THE most telling sight was of Michael Essien showering team-mates with dressing-room champagne.
It left one question. If Chelsea can win the Double without the Ghanaian what can they achieve with him back next season?
Spraying passes around not the bubbly.
John Terry and Frank Lampard may be the heart of the team but Essien is the engine, the real driving force, the man who puts the miles on the clock.
Many will say that had he not been on the sidelines when Carlo Ancelotti's side took on Inter Milan in the Champions League then it would be Chelsea, not Jose Mourinho's team, aiming for the Treble this weekend.
Here is one massive reason why Chelsea can complete Roman Abramovich's dream of European glory next season.
Throw in the acquisition of merely one of three possible transfer targets - Fernando Torres, Kaka or Atletico Madrid striker Sergio Aguero - and Chelsea's European rivals will have real cause for concern.
At the same time, we have to evaluate exactly what Chelsea have achieved this season.
The first Double in the club's history - in Ancelotti's first season - is a remarkable success story. To chalk up over 100 league goals, scoring seven three times and another eight on the final day of the season to clinch the title, is an astonishing feat.
Not only has Ancelotti been brave enough to change the way the team plays but he has also brought out the best individually of the talent at his disposal.
Florent Malouda has emerged as one of the best in his position in Europe. Didier Drogba, despite all the histrionics, continues to be the man for the big occasion.
He also provided the moment of the final when, Basil Fawlty-style, he attacked the post after the woodwork had twice denied him (and his team five times).
While Frank Lampard, in what at one point we thought was a run-of-the-mill season, has gone past 20 league goals yet again.
Yet we still have to get it all in some sort of perspective.
This has not been a great season. I have constantly referred to it as 'The Season That Doesn't Make Sense' and it continued as such right to the end.
Chelsea could have scored five in the opening 45 minutes and yet Portsmouth might even have gone in at half-time in the lead.
And then the extraordinary business of TWO missed penalties.
While Kevin-Prince Boateng will be haunted by his truly shocking effort for the rest of his life, at least Lampard's - the first in Wembley history to miss the target - came with the old trophy virtually won.
The main worry for Frank is how to blot it out of his mind before an almost inevitable penalty shoot-out with England in South Africa next month.
But back to perspective and a season in which Chelsea's rivals have either stood still or regressed.
Ex-boss Mourinho made some valid points. Some might call it sour grapes but his arguments contained some telling points.

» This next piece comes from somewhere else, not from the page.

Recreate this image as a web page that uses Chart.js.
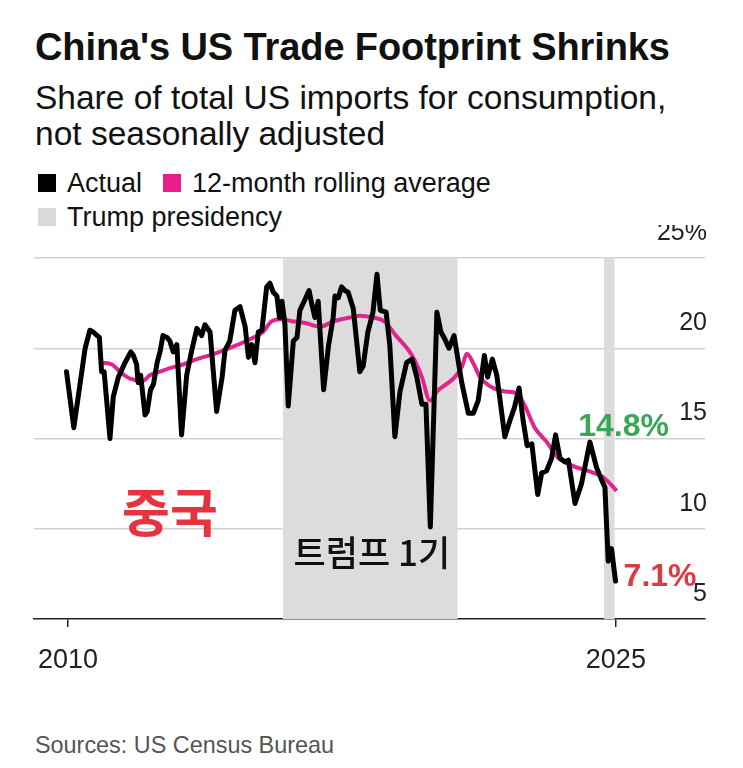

He said: "Arsenal won the title in 2004 in an incredible way. After that, they thought they could win in a different way. But they can't do that.
"United lost Cristiano Ronaldo. OK, Ferguson is a tremendous coach, the team is full of great players but Ronaldo is Ronaldo and scores 30 goals a season.
"He wins points. When the club and the league loses a player like Ronaldo it loses a lot.
"Liverpool is an incredible phenomenon. From 2004 to 2010 they have got worse.
"Yes, Spurs, Villa and Manchester City are coming teams but, overall, I didn't see this season as a clash of the titans at the top.
"Chelsea were also out of the Champions League very soon.
"They could concentrate on the league and they did it very well. Carlo is a very experienced coach and he kept the team cool, calm and focused."
Few will argue with such a fair assessment. Yes, there has been an enormous vacuum at the top. But Chelsea must be applauded for filling it, for taking advantage of the weakness of others.
Chelsea and Ancelotti are also to be applauded for their mental toughness in the wake of their 2-0 aggregate Champions League exit to Inter.
Yes, they had a wobble. But, at this precise moment, their great team spirit kicked in - it was all for one and one for all.
How they go on from here is the intriguing thing. Young fresh faces are to be promoted to the senior squad while one marquee signing has been promised.
The others will not stand still, either. City will again spend heavily, while Arsene Wenger could well embark on the biggest rebuilding campaign of his 14 years at Arsenal.
And there's always United.
Next season is already starting to look like one hell of a contest. First of all, though, there's some other tournament to get our teeth into. Now what WAS it?